Pam had this cat picture in her living room. I found it in a box last week. I brought it back here after we had to sort through her things. I've put it on my dressing table. She loved cats, so do I. Her cat Ellie who she called Ellie Maypoles was adopted by her neighbour Alan, who Ellie had pretty much gone to live with anyway. Ellie is still having her love affair with Alan according to a friend here in Santa Fe who told me she'd met him by chance in Newport on her last visit there. We met this guy called Alan with a cat called Ellie who knew Pam! She said he never stopped talking about Ellie. Wow he loves that cat! Pam saw Alan get tazered by the police right outside his house not long before she died.
2001. Outside the inn in Newport, Rhode Island where Pam was working. She is hugging our nephew Billy and one of the Irish girls. With Mum and Dad and that's me behind them.
I remember sky is a song I used to sing when I was an
actress going for auditions for musicals.

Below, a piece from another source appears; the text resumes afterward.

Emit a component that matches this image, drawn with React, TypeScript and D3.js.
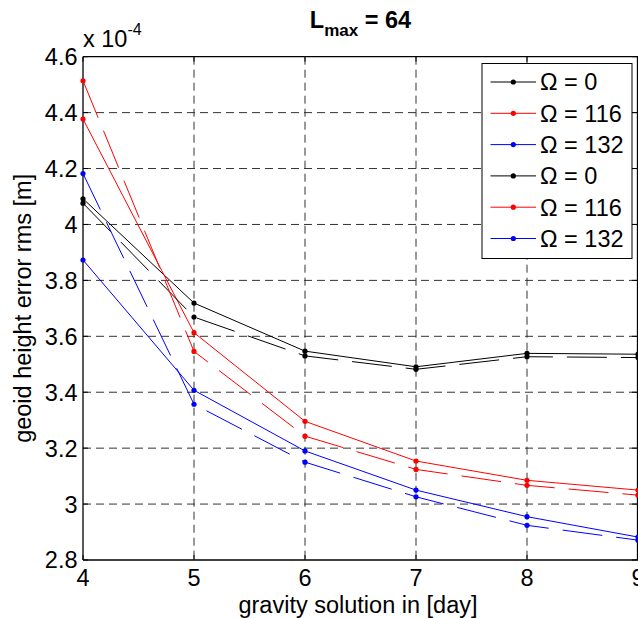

“I remember sky. It was blue as ink, or at least I think I remember
sky.” It makes me feel like
crying. Like now here I am today
finding life a pain in the ass because my back is aching like mad, it’s really
dragging me down. How can I be so
misery-ish when I’ve lost you Pam?
I’m sorry. You probably
think, “Well girl enjoy life, you are alive and I’m not!” Or perhaps you are thinking, “Actually
I’m frigging glad it’s over and I don’t have to suffer backache like you today
ha ha!” Well, which one is it
Pam? I wish you could tell me now. It’s such a bore when I’m ill, it makes
me very serious and at a loss as to how to respond to it. I looked at myself in the mirror and I
said, “You don’t know what to do to look after yourself when you’re ill do
you?” And the answer was no.
I finally lay on the tile
floor with the dogs and tried to be a dog. I lay next to Paako and I lifted his paw onto me. Anyway I got bored being a dog.
I remember being able to call
you Pam when I felt like this and tell you about my funk and then you could do
the same with me. I remember that
was before we started working on our codependence and then we thought we
couldn’t do it anymore. But
sometimes when things got really bad we would. Like when I first started dating Ron and he didn’t call me
that day and I went into a pit of horror I called you and you said, “no Jane I
don’t think I should do another tarot card reading for you because I’ve just done
one and it said everything was great.
Why don’t you just feel your feelings instead?” And I did. And then the next morning when I called
you again to tell you I was still in a state you said to keep on feeling those
feelings Jane!
But I haven’t been able to
feel my feelings lately. I feel
cold inside. Perhaps if I could
call you, you would know what to say to me. I think you knew me better than I knew myself. I want to remember and I don’t want to,
it hurts too much. That is the
problem you see Pam. I don’t
remember the details and that’s what bothers me. Oh I remember the room at the inn and the kitchen down below where you
used to bake your little muffins.
The flat upstairs which was so cozy and you letting me come and stay
there with you even though it was too small. I remember reading a book that I found in that little new
age bookshop about Jane Roberts and Seth.
And we cycled around Ocean Drive me talking like the Irish girls who also worked at the inn and you laughed. I kept calling you Dervla, do it again you kept shouting, do it again! And you laughed and laughed. You watched me cry because I was so
upset about men and you saw me get drunk out of my head that night and throw
myself at that man who owned a boat called the Pearl Necklace. You were right there by my side Pam, my
sister all the way. Right up until
the end. I remember the problems
you had too and the way we would talk and talk about all the problems and the
dysfunction and when we went home that Christmas your face looking at me as if
to say what are you doing this for?
When I was singing those carols so loudly and acting out like an
angry daughter. You looked at me
with disapproval I remember, you keeping a lid on it. Sitting there in a grey cardigan keeping a lid on it. Letting it all run on.
This blog is about me and my sister Pam who was killed age 43 in a plane crash on July 3rd 2008 along with the instructor Charlie and her husband Keith who was learning to fly. These stories and thoughts keep me close to her, it's her shrine.